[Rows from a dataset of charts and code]
________________

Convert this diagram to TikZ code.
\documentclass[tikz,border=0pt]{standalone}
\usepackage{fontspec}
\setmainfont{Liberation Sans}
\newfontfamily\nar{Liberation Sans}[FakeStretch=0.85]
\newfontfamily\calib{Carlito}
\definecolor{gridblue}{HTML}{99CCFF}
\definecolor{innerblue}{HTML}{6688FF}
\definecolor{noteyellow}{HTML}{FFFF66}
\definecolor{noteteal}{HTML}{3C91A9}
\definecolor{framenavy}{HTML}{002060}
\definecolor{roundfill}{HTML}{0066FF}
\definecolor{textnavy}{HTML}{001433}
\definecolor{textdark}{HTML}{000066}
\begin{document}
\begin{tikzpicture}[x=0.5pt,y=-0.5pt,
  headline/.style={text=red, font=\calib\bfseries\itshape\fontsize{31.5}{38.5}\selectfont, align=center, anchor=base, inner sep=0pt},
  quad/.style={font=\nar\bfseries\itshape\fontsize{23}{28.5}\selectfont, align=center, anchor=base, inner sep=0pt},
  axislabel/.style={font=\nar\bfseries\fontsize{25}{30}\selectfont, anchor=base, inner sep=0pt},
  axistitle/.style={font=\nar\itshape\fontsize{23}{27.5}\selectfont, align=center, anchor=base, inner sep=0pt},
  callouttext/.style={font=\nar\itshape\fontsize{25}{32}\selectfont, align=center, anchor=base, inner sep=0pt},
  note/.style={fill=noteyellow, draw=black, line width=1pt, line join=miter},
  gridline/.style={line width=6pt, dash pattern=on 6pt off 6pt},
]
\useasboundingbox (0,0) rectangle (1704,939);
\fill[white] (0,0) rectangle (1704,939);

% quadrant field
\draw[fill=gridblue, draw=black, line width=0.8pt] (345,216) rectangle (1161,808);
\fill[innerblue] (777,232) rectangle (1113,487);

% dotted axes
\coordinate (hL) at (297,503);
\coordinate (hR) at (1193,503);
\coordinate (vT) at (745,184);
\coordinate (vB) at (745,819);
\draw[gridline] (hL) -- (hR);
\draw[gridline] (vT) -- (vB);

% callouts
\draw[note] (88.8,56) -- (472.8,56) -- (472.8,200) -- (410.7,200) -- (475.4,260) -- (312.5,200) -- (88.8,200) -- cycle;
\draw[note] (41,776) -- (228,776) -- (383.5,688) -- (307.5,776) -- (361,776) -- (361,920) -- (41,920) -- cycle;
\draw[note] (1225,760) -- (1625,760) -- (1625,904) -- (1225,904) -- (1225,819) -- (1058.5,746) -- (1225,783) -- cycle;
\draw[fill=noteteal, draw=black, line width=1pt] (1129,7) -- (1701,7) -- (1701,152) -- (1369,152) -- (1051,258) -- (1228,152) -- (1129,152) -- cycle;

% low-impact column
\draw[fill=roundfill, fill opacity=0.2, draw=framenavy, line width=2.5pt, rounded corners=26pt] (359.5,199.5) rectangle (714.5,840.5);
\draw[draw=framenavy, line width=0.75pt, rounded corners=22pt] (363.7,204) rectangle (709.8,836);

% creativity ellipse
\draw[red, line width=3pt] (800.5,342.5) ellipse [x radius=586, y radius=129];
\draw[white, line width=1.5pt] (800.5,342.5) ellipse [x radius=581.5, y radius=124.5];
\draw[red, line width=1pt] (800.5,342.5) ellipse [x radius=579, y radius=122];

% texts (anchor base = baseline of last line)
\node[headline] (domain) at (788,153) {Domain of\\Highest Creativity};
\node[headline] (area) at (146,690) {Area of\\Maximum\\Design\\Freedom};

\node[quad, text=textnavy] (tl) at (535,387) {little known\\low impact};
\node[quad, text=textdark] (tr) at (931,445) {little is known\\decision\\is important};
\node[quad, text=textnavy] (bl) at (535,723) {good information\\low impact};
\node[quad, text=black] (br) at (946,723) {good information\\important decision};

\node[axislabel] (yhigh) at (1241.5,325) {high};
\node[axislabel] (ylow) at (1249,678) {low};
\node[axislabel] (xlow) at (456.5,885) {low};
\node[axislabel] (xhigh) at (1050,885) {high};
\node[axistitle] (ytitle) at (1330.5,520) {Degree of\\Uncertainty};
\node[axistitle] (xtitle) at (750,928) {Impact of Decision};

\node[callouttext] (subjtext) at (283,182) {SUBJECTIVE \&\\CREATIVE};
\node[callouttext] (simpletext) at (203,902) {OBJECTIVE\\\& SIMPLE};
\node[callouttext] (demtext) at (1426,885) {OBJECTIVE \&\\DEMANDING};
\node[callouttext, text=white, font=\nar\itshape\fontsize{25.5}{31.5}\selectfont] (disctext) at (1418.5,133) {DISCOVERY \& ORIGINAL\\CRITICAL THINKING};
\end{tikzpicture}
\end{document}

________________

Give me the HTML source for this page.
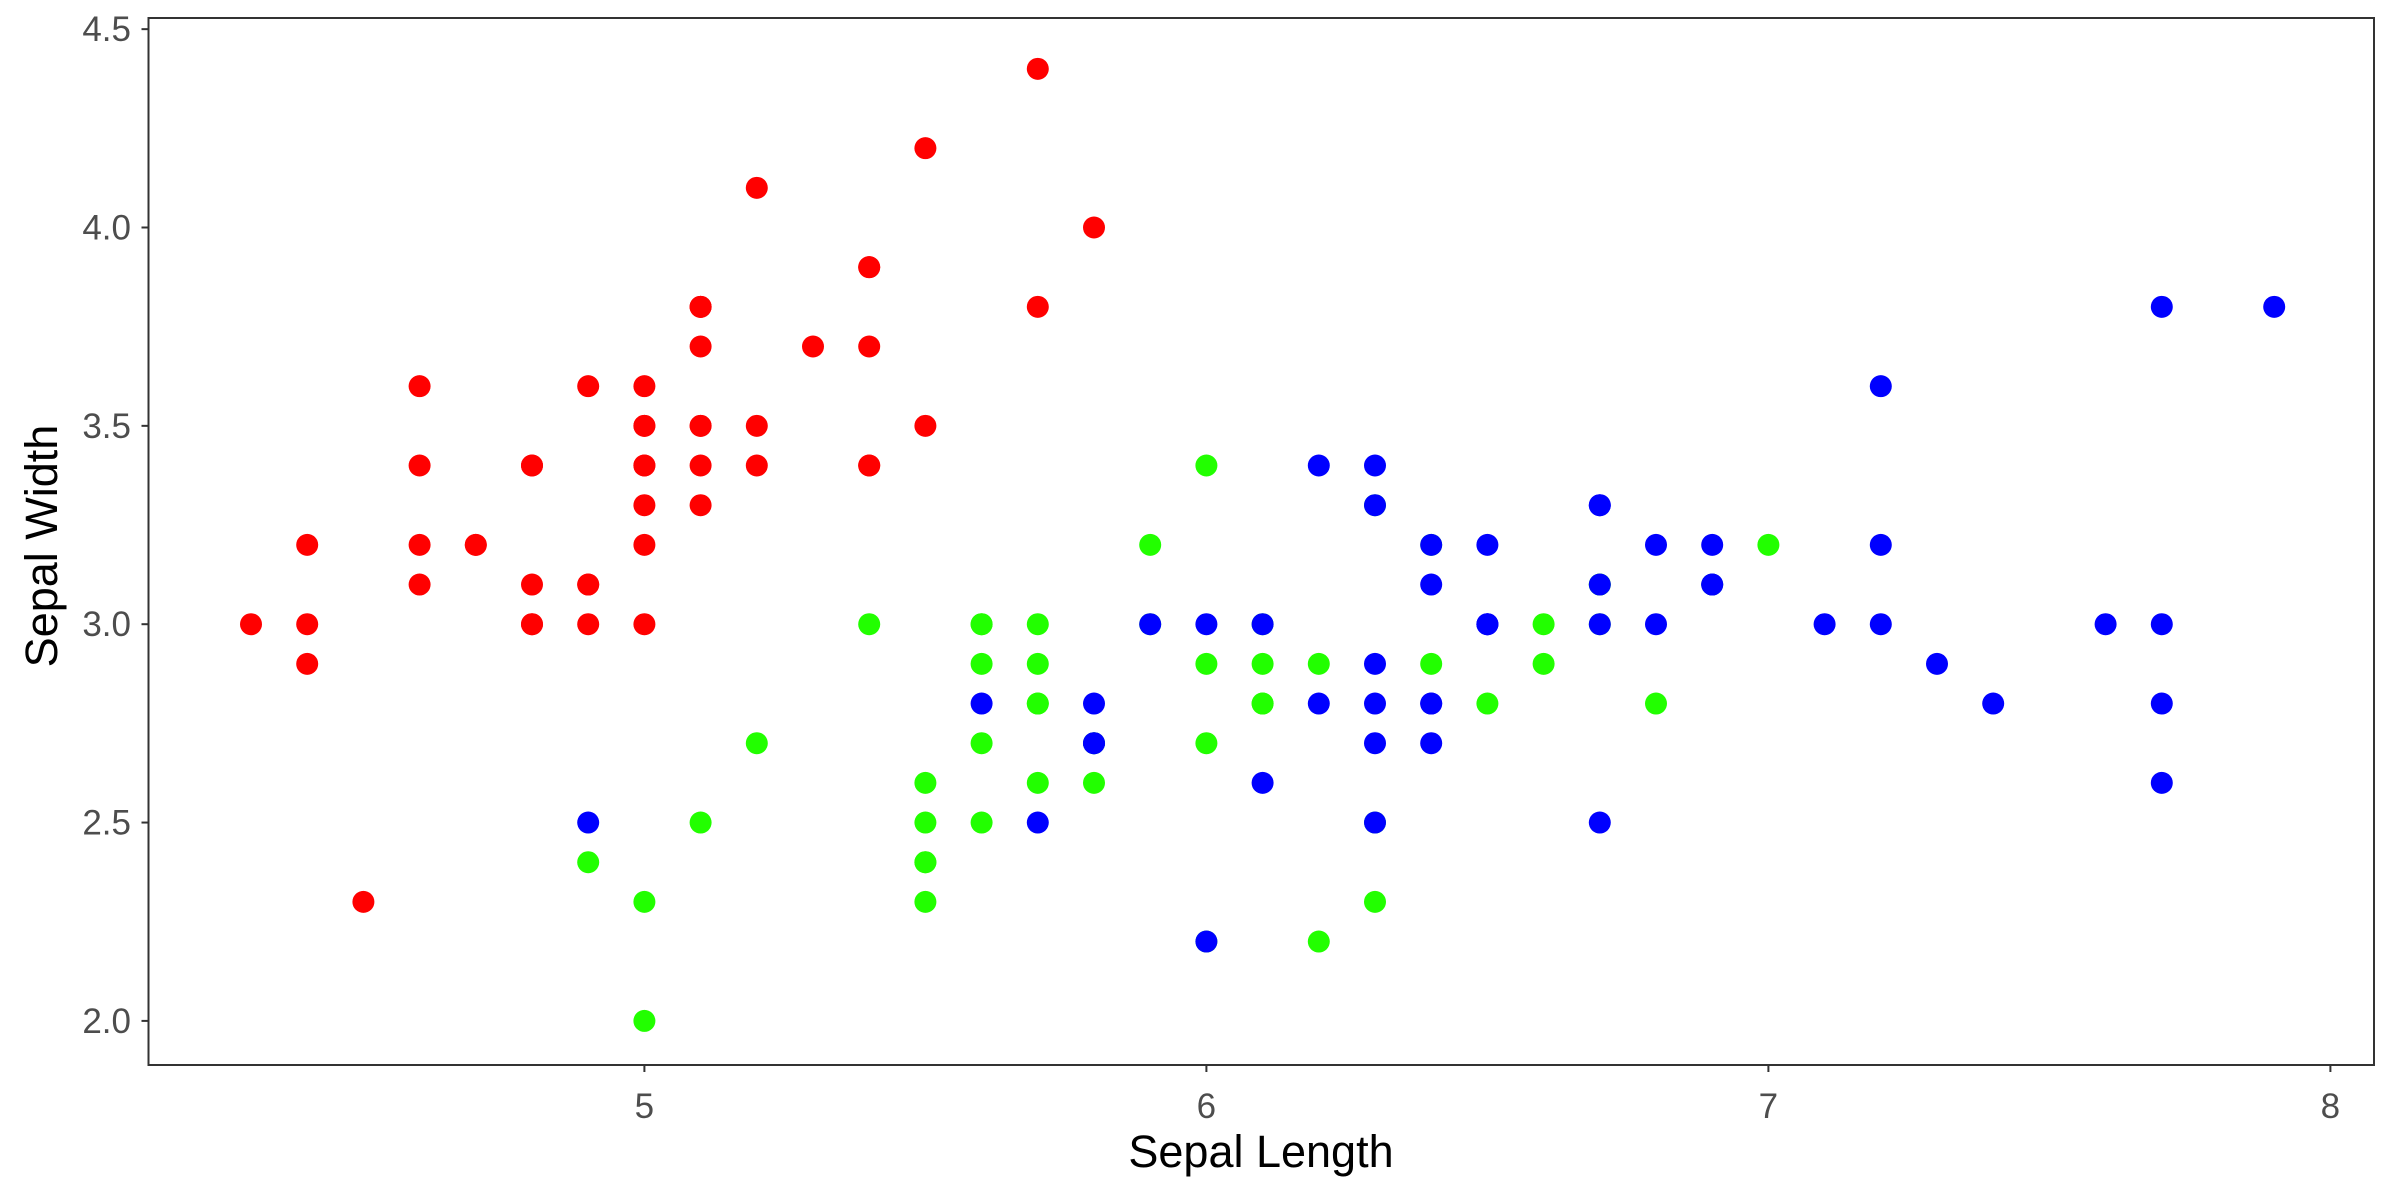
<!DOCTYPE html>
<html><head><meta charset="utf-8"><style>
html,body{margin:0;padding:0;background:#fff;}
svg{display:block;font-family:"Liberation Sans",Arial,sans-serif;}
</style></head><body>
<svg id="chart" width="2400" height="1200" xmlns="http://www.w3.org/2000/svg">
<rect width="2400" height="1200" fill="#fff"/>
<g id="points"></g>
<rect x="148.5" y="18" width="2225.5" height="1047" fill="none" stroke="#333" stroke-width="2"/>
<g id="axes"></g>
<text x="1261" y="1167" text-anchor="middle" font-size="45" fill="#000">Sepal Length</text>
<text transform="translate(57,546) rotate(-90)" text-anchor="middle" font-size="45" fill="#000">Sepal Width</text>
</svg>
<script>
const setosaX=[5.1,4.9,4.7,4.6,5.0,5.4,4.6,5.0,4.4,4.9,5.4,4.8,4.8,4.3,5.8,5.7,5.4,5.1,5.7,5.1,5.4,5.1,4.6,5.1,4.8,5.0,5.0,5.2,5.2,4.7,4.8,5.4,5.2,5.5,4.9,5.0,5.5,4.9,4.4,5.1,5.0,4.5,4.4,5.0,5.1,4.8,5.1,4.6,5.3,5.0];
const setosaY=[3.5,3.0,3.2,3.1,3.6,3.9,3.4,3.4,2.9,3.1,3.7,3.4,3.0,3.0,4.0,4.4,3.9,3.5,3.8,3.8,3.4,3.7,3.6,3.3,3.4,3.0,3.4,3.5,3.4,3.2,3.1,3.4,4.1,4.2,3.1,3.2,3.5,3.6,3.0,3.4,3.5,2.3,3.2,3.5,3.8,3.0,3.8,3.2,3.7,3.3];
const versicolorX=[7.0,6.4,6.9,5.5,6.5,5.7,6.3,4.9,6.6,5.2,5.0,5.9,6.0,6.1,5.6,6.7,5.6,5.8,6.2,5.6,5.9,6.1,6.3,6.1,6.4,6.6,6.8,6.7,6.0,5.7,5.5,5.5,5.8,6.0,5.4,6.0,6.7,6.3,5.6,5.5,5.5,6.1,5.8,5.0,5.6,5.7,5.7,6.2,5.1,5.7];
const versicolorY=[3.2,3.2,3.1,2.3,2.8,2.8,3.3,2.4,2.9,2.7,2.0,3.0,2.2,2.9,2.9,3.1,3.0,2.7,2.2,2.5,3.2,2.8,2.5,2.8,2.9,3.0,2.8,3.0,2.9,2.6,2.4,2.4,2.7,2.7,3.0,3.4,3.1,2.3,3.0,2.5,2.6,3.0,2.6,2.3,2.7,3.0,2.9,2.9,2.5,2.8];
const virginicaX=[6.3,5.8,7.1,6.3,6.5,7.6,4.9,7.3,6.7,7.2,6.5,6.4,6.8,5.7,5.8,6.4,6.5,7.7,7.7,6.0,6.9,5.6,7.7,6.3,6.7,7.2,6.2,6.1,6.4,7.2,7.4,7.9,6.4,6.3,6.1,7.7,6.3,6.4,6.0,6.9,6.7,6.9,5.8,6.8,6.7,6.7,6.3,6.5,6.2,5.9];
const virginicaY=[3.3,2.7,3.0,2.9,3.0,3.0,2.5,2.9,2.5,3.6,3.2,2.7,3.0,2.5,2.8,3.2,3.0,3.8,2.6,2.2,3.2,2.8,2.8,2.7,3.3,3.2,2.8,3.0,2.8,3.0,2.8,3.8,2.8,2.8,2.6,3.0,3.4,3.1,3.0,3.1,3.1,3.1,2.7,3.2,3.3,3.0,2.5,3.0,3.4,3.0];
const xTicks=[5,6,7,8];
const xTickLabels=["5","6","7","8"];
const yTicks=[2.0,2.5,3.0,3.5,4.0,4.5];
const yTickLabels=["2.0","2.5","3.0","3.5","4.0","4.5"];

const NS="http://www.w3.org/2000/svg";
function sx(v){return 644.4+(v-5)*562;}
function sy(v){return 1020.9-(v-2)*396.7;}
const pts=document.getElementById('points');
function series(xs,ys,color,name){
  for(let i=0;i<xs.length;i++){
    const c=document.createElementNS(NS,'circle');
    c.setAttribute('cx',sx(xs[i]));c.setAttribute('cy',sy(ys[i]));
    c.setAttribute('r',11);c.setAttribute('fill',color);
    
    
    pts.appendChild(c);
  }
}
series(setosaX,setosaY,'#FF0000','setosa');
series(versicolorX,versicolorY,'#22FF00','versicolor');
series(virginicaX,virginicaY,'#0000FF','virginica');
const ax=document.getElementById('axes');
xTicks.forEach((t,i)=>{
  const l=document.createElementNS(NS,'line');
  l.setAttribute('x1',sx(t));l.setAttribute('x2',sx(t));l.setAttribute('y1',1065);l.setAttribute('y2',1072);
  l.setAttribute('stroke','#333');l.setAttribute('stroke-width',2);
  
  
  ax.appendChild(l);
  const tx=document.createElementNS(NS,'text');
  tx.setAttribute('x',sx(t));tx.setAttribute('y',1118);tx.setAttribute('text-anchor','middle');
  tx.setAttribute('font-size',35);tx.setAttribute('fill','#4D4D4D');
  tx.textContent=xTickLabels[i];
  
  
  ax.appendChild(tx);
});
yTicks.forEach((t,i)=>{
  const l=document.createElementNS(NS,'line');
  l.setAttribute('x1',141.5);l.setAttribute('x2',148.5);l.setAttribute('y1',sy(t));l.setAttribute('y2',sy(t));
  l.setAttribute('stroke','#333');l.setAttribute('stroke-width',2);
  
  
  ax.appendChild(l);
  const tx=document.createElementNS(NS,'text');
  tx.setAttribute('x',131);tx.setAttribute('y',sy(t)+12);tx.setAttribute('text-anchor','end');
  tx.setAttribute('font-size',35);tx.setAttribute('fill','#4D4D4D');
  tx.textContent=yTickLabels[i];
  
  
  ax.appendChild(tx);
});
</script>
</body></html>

________________

▸ **TASK TO CARRY OUT**:
Filter the listing for the word "this" and copy every line that holds it.

▸ **ANSWER IN FULL**:
Convert this diagram to TikZ code.
Give me the HTML source for this page.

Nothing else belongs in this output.